3.4. Experiment design

Before the experiment, EEG data were collected for four states: sitting, flexion/extension, forearm rotation, and retract/extend. For each state, data were recorded under three conditions: relaxed, actual muscle contraction, and motor imagery. A 32-channel cap sampled at 50 Hz to capture detailed EEG signals. Recorded EEG underwent preprocessing: filtering to remove irrelevant frequency components and denoising to reduce environmental interference.

The preprocessed data were input into the EEGNet model for feature extraction and classification. Through model training, we identified EEG feature patterns corresponding to different motion states. During training, model parameters were continuously adjusted to optimize classification performance and ensure accurate recognition of the four states: sitting, flexion/extension, forearm rotation, and retract/extend.

The trained EEGNet model was applied to an exoskeleton control system. The model’s outputs were converted to control signals for the exoskeleton motors, enabling real-time control of the exoskeleton. The exoskeleton responds according to the recognized motion state to assist in completing movements such as flexion/extension.

Figure 19 presents raw EEG (yellow) alongside Focus and Relaxation scores (blue/green) for a cognitive task, an arm extension, and an arm flexion. Transient high-amplitude deflections are identified after a short smoothing step to reduce noise, and the system classifies events by their temporal patterning into motor-related labels (Extend, Bend). The interface displays the running event count and highlights detected motor patterns in real time.

Experimental results show that the EEGNet model can effectively extract features from EEG data and perform classification, thereby enabling control of the exoskeleton.

4. Conclusions and future prospects

We present a low-cost, end-to-end pipeline that converts 32-channel EEG (12 motor/frontal electrodes, 50 Hz, OpenBCI Cyton) into real-time elbow assistance: 4–45 Hz bandpass and 24–26 Hz notch filtering, ICA artifact removal, EEGNet classification on Raspberry Pi, and threshold-triggered commands to MG6012E servomotors driving a cable-driven exoskeleton. Discrete flexion, extension, and rest motions were reproducibly elicited under controlled conditions, validating a lightweight decoding chain that runs on commodity hardware and a garment-integrated, backpack-mounted, soft-segmented frame that delivers anatomically congruent assistance with minimal limb-borne mass and perceived encumbrance.
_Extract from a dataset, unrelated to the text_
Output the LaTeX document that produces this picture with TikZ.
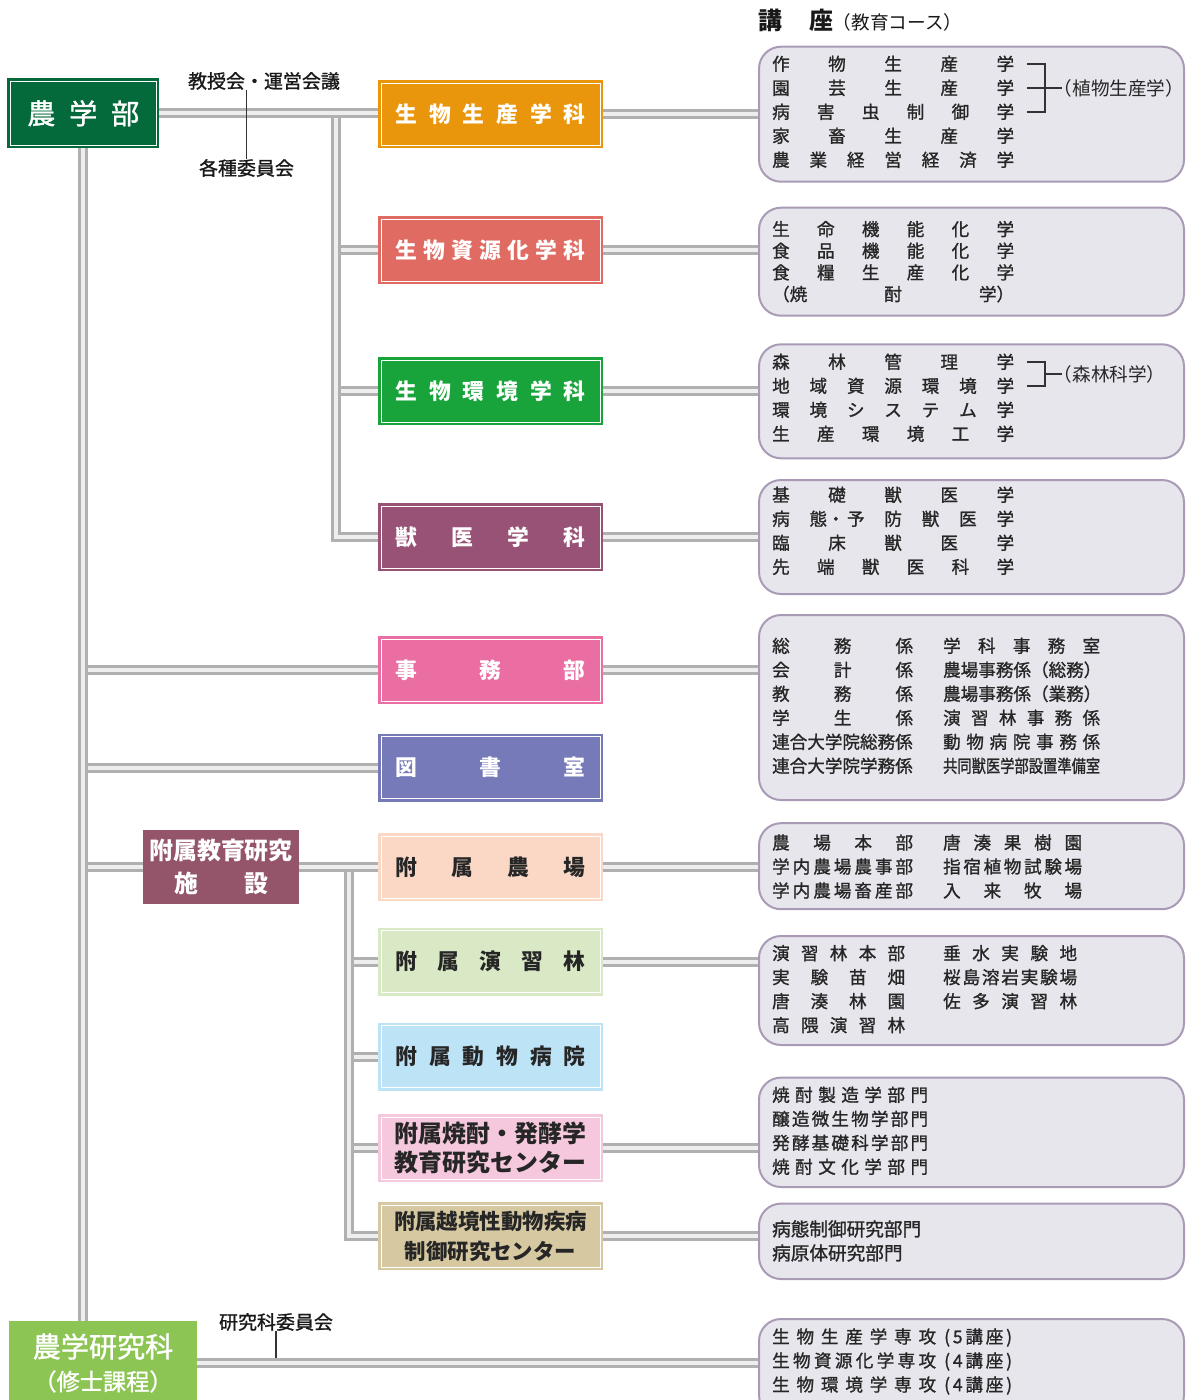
\documentclass[tikz,border=0pt]{standalone}
\usepackage{fontspec}
\usepackage{graphicx}
\usepackage{tikz}
\usetikzlibrary{positioning}
\usetikzlibrary{calc}

\setmainfont{Noto Sans CJK JP}
\newfontfamily\medfont{Noto Sans CJK JP}[FakeBold=1.2]

\definecolor{nogaku}{HTML}{046A3B}
\definecolor{seisan}{HTML}{E9960C}
\definecolor{shigen}{HTML}{E06B63}
\definecolor{kankyo}{HTML}{19A43B}
\definecolor{jui}{HTML}{985276}
\definecolor{jimu}{HTML}{EB6EA3}
\definecolor{tosho}{HTML}{767AB8}
\definecolor{fuzoku}{HTML}{94556A}
\definecolor{nojo}{HTML}{FAD8C5}
\definecolor{enshu}{HTML}{D9E8C5}
\definecolor{byoin}{HTML}{BDE3F7}
\definecolor{shochu}{HTML}{F6C8DD}
\definecolor{ekkyo}{HTML}{D6C9A1}
\definecolor{kenkyu}{HTML}{8DC555}
\definecolor{kouzafill}{HTML}{E8E6ED}
\definecolor{kouzaline}{HTML}{A99BB6}
\definecolor{pipeedge}{HTML}{B0B0B0}
\definecolor{pipecore}{HTML}{EEEEEE}

\newcommand{\spread}[2]{{\spaceskip=0pt plus 1fil\makebox[#1][s]{#2}}}
\newcommand{\squeeze}[2]{\resizebox{#1}{\height}{#2}}

\pgfdeclarelayer{back}
\pgfsetlayers{back,main}

\tikzset{
	dept/.style={draw=#1, fill=#1, double=white, double distance=0.5mm, line width=1.25mm,
		inner sep=0pt, minimum width=109.5mm, minimum height=31mm, text=white,
		font=\fontsize{31}{37}\selectfont\bfseries},
	fuzokudept/.style={dept=#1, text=black!85},
	plainbox/.style={fill=#1, inner sep=0pt, text=white},
	kouza/.style={draw=kouzaline, fill=kouzafill, line width=1mm, rounded corners=11mm,
		inner sep=0pt, minimum width=212.5mm},
	kline/.style={inner sep=0pt, anchor=base west, text=black!85,
		font=\medfont\fontsize{25}{34.14}\selectfont},
	pipe/.style={draw=pipeedge, line width=1.5mm, double=pipecore, double distance=2mm},
	note/.style={inner sep=0pt, text=black!90, font=\medfont\fontsize{27}{30}\selectfont},
	bracketline/.style={draw=black!80, line width=0.6mm},
}

\begin{document}
\begin{tikzpicture}[x=0.5mm,y=-0.5mm]

	\useasboundingbox (0,0) rectangle (1186,1400);

	% Nogakubu
	% ----------
	\node[dept=nogaku, minimum width=73mm, minimum height=32mm,
		  font=\medfont\fontsize{40}{46}\selectfont]
		  (Nogakubu) at (83.3,113.3) {\spread{56mm}{農 学 部}};

	\node[note] (Kyoju) at (264,81) {教授会・運営会議};
	\node[note] (Iinkai) at (246.5,168) {各種委員会};

	% Gakka
	% ----------
	\node[dept=seisan] (Seisan) at (490.5,114) {\spread{95mm}{生 物 生 産 学 科}};
	\node[dept=shigen] (Shigen) at (490.5,250.3) {\spread{95mm}{生 物 資 源 化 学 科}};
	\node[dept=kankyo] (Kankyo) at (490.5,391) {\spread{95mm}{生 物 環 境 学 科}};
	\node[dept=jui] (Jui) at (490.5,537.3) {\spread{95mm}{獣 医 学 科}};
	\node[dept=jimu] (Jimu) at (490.5,670) {\spread{95mm}{事 務 部}};
	\node[dept=tosho] (Tosho) at (490.5,767.5) {\spread{95mm}{図 書 室}};

	% Fuzoku shisetsu
	% ----------
	\node[plainbox=fuzoku, minimum width=78mm, minimum height=37mm, align=center,
		  font=\fontsize{34}{47}\selectfont\bfseries]
		  (Fuzoku) at (221,867) {附属教育研究\\\spread{47mm}{施 設}};

	\node[fuzokudept=nojo] (Nojo) at (490.5,867) {\spread{95mm}{附 属 農 場}};
	\node[fuzokudept=enshu] (Enshu) at (490.5,961.5) {\spread{95mm}{附 属 演 習 林}};
	\node[fuzokudept=byoin] (Byoin) at (490.5,1056.7) {\spread{95mm}{附 属 動 物 病 院}};
	\node[fuzokudept=shochu, align=center, font=\fontsize{34}{41.8}\selectfont\bfseries]
		  (Shochu) at (490.5,1148) {附属焼酎・発酵学\\教育研究センター};
	\node[fuzokudept=ekkyo, align=center, font=\fontsize{30.5}{42.7}\selectfont\bfseries]
		  (Ekkyo) at (490.5,1236) {附属越境性動物疾病\\制御研究センター};

	% Kenkyuka
	% ----------
	\node[plainbox=kenkyu, minimum width=94mm, minimum height=42mm, align=center,
		  font=\medfont\fontsize{40}{47}\selectfont]
		  (Kenkyuka) at (103,1363) {農学研究科\\{\fontsize{33}{47}\selectfont（修士課程）}};
	\node[note] (KenIinkai) at (276,1322) {研究科委員会};

	% Kouza
	% ----------
	\node[inner sep=0pt, anchor=base west, text=black!90, font=\fontsize{34}{40}\selectfont\bfseries]
		  (KouzaHead) at (758,30) {講\hspace{13.5mm}座{\mdseries\fontsize{26.5}{30}\selectfont（教育コース）}};

	\node[kouza, minimum height=67.5mm] (SeisanK) at (971.5,114.2) {};
	\node[kouza, minimum height=54mm] (ShigenK) at (971.5,261.7) {};
	\node[kouza, minimum height=57mm] (KankyoK) at (971.5,401.3) {};
	\node[kouza, minimum height=57mm] (JuiK) at (971.5,537) {};
	\node[kouza, minimum height=92.5mm] (JimuK) at (971.5,707.5) {};
	\node[kouza, minimum height=43mm] (NojoK) at (971.5,866.2) {};
	\node[kouza, minimum height=54.5mm] (EnshuK) at (971.5,990.5) {};
	\node[kouza, minimum height=54.7mm] (ShochuK) at (971.5,1132.3) {};
	\node[kouza, minimum height=37.7mm] (EkkyoK) at (971.5,1241.3) {};
	\node[kouza, minimum height=49mm] (KenkyukaK) at (971.5,1368) {};

	\node[kline] (SeisanT) at (772,70.5) {\parbox[t]{125mm}{%
		\spread{121mm}{作 物 生 産 学}\\
		\spread{121mm}{園 芸 生 産 学}\\
		\spread{121mm}{病 害 虫 制 御 学}\\
		\spread{121mm}{家 畜 生 産 学}\\
		\spread{121mm}{農 業 経 営 経 済 学}}};
	\draw[bracketline] (1027,64) -| (1045,112) -- (1027,112);
	\node[inner sep=0pt, anchor=west, text=black!85, font=\fontsize{26.5}{30}\selectfont]
		  (Shokubutsu) at (1062,88) {\hspace{-0.45em}（植物生産学）};
	\draw[bracketline] (1027,88) -- (Shokubutsu.west);

	\node[kline, font=\medfont\fontsize{25}{30.8}\selectfont] (ShigenT) at (772,235.8) {\parbox[t]{125mm}{%
		\spread{121mm}{生 命 機 能 化 学}\\
		\spread{121mm}{食 品 機 能 化 学}\\
		\spread{121mm}{食 糧 生 産 化 学}\\
		\spread{121mm}{（焼 酎 学）}}};

	\node[kline] (KankyoT) at (772,368.5) {\parbox[t]{125mm}{%
		\spread{121mm}{森 林 管 理 学}\\
		\spread{121mm}{地 域 資 源 環 境 学}\\
		\spread{121mm}{環 境 シ ス テ ム 学}\\
		\spread{121mm}{生 産 環 境 工 学}}};
	\draw[bracketline] (1027,362) -| (1045,386) -- (1027,386);
	\node[inner sep=0pt, anchor=west, text=black!85, font=\fontsize{26.5}{30}\selectfont]
		  (Shinrin) at (1062,374) {\hspace{-0.45em}（森林科学）};
	\draw[bracketline] (1045,374) -- (Shinrin.west);

	\node[kline] (JuiT) at (772,501.5) {\parbox[t]{125mm}{%
		\spread{121mm}{基 礎 獣 医 学}\\
		\spread{121mm}{病 態\makebox[0pt][l]{・} 予 防 獣 医 学}\\
		\spread{121mm}{臨 床 獣 医 学}\\
		\spread{121mm}{先 端 獣 医 科 学}}};

	\node[kline] (JimuT) at (772,652.5) {\parbox[t]{75mm}{%
		\spread{70.5mm}{総 務 係}\\
		\spread{70.5mm}{会 計 係}\\
		\spread{70.5mm}{教 務 係}\\
		\spread{70.5mm}{学 生 係}\\
		\spread{70.5mm}{連合大学院総務係}\\
		\spread{70.5mm}{連合大学院学務係}}};
	\node[kline] (JimuT2) at (943,652.5) {\parbox[t]{85mm}{%
		\spread{78.5mm}{学 科 事 務 室}\\
		\spread{78.5mm}{農場事務係（総務）}\\
		\spread{78.5mm}{農場事務係（業務）}\\
		\spread{78.5mm}{演 習 林 事 務 係}\\
		\spread{78.5mm}{動 物 病 院 事 務 係}\\
		\squeeze{78.5mm}{共同獣医学部設置準備室}}};

	\node[kline] (NojoT) at (772,849.2) {\parbox[t]{75mm}{%
		\spread{70.5mm}{農 場 本 部}\\
		\spread{70.5mm}{学 内 農 場 農 事 部}\\
		\spread{70.5mm}{学 内 農 場 畜 産 部}}};
	\node[kline] (NojoT2) at (943,849.2) {\parbox[t]{75mm}{%
		\spread{69.5mm}{唐 湊 果 樹 園}\\
		\spread{69.5mm}{指 宿 植 物 試 験 場}\\
		\spread{69.5mm}{入 来 牧 場}}};

	\node[kline] (EnshuT) at (772,959.8) {\parbox[t]{75mm}{%
		\spread{66.5mm}{演 習 林 本 部}\\
		\spread{66.5mm}{実 験 苗 畑}\\
		\spread{66.5mm}{唐 湊 林 園}\\
		\spread{66.5mm}{高 隈 演 習 林}}};
	\node[kline] (EnshuT2) at (943,959.8) {\parbox[t]{75mm}{%
		\spread{67mm}{垂 水 実 験 地}\\
		\spread{67mm}{桜 島 溶 岩 実 験 場}\\
		\spread{67mm}{佐 多 演 習 林}}};

	\node[kline] (ShochuT) at (772,1101.5) {\parbox[t]{85mm}{%
		\spread{78mm}{焼 酎 製 造 学 部 門}\\
		\spread{78mm}{醸 造 微 生 物 学 部 門}\\
		\spread{78mm}{発 酵 基 礎 科 学 部 門}\\
		\spread{78mm}{焼 酎 文 化 学 部 門}}};

	\node[kline, font=\medfont\fontsize{26.5}{34.14}\selectfont] (EkkyoT) at (772,1236) {\parbox[t]{85mm}{%
		病態制御研究部門\\
		病原体研究部門}};

	\node[kline] (KenkyukaT) at (772,1343.2) {\parbox[t]{125mm}{%
		\spread{82mm}{生 物 生 産 学 専 攻}\hspace{4mm}\spread{34mm}{( 5 講 座 )}\\
		\spread{82mm}{生 物 資 源 化 学 専 攻}\hspace{4mm}\spread{34mm}{( 4 講 座 )}\\
		\spread{82mm}{生 物 環 境 学 専 攻}\hspace{4mm}\spread{34mm}{( 4 講 座 )}}};

	% Thin lines
	\draw[bracketline] (Iinkai.north) -- (Iinkai.north |- Kyoju.south);

	% Pipes
	% ----------
	\coordinate (br1) at (336,114);
	\coordinate (br2) at (349,867);

	\begin{pgfonlayer}{back}
		\draw[bracketline] (KenIinkai.south) -- (KenIinkai.south |- Kenkyuka.east);

		\draw[pipe] (Nogakubu.south |- Jimu.west) -- (Jimu.west);
		\draw[pipe] (Nogakubu.south |- Tosho.west) -- (Tosho.west);
		\draw[pipe] (Nogakubu.south |- Fuzoku.west) -- (Fuzoku.west);
		\draw[pipe] (Nogakubu.south) -- (Nogakubu.south |- Kenkyuka.north);

		\draw[pipe] (br1 |- Shigen.west) -- (Shigen.west);
		\draw[pipe] (br1 |- Kankyo.west) -- (Kankyo.west);
		\draw[pipe] (br1) |- (Jui.west);
		\draw[pipe] (Nogakubu.east) -- (Nogakubu.east -| Seisan.west);

		\draw[pipe] (br2 |- Enshu.west) -- (Enshu.west);
		\draw[pipe] (br2 |- Byoin.west) -- (Byoin.west);
		\draw[pipe] (br2 |- Shochu.west) -- (Shochu.west);
		\draw[pipe] (br2) |- (Ekkyo.west);
		\draw[pipe] (Fuzoku.east) -- (Nojo.west);

		\draw[pipe] (Seisan.east) -- (Seisan.east -| SeisanK.west);
		\draw[pipe] (Shigen.east) -- (Shigen.east -| ShigenK.west);
		\draw[pipe] (Kankyo.east) -- (Kankyo.east -| KankyoK.west);
		\draw[pipe] (Jui.east) -- (Jui.east -| JuiK.west);
		\draw[pipe] (Jimu.east) -- (Jimu.east -| JimuK.west);
		\draw[pipe] (Nojo.east) -- (Nojo.east -| NojoK.west);
		\draw[pipe] (Enshu.east) -- (Enshu.east -| EnshuK.west);
		\draw[pipe] (Shochu.east) -- (Shochu.east -| ShochuK.west);
		\draw[pipe] (Ekkyo.east) -- (Ekkyo.east -| EkkyoK.west);
		\draw[pipe] (Kenkyuka.east) -- (Kenkyuka.east -| KenkyukaK.west);
	\end{pgfonlayer}

\end{tikzpicture}
\end{document}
Limitations include single-site, single-participant prototyping with a sparse 12-electrode/50-Hz montage that sacrifices spatiotemporal resolution, fixed-threshold detection vulnerable to EEG drift and artifact, and only one experimental run with triplicates, yielding insufficient statistical power and uncertain cross-user generalizability. Future work will enroll a larger end-user cohort, adopt adaptive or hybrid classifiers, incorporate haptic/auditory feedback, and transition to wireless, AI-calibrated hardware to advance this low-complexity EEG-to-exoskeleton pipeline toward robust clinical assistive use.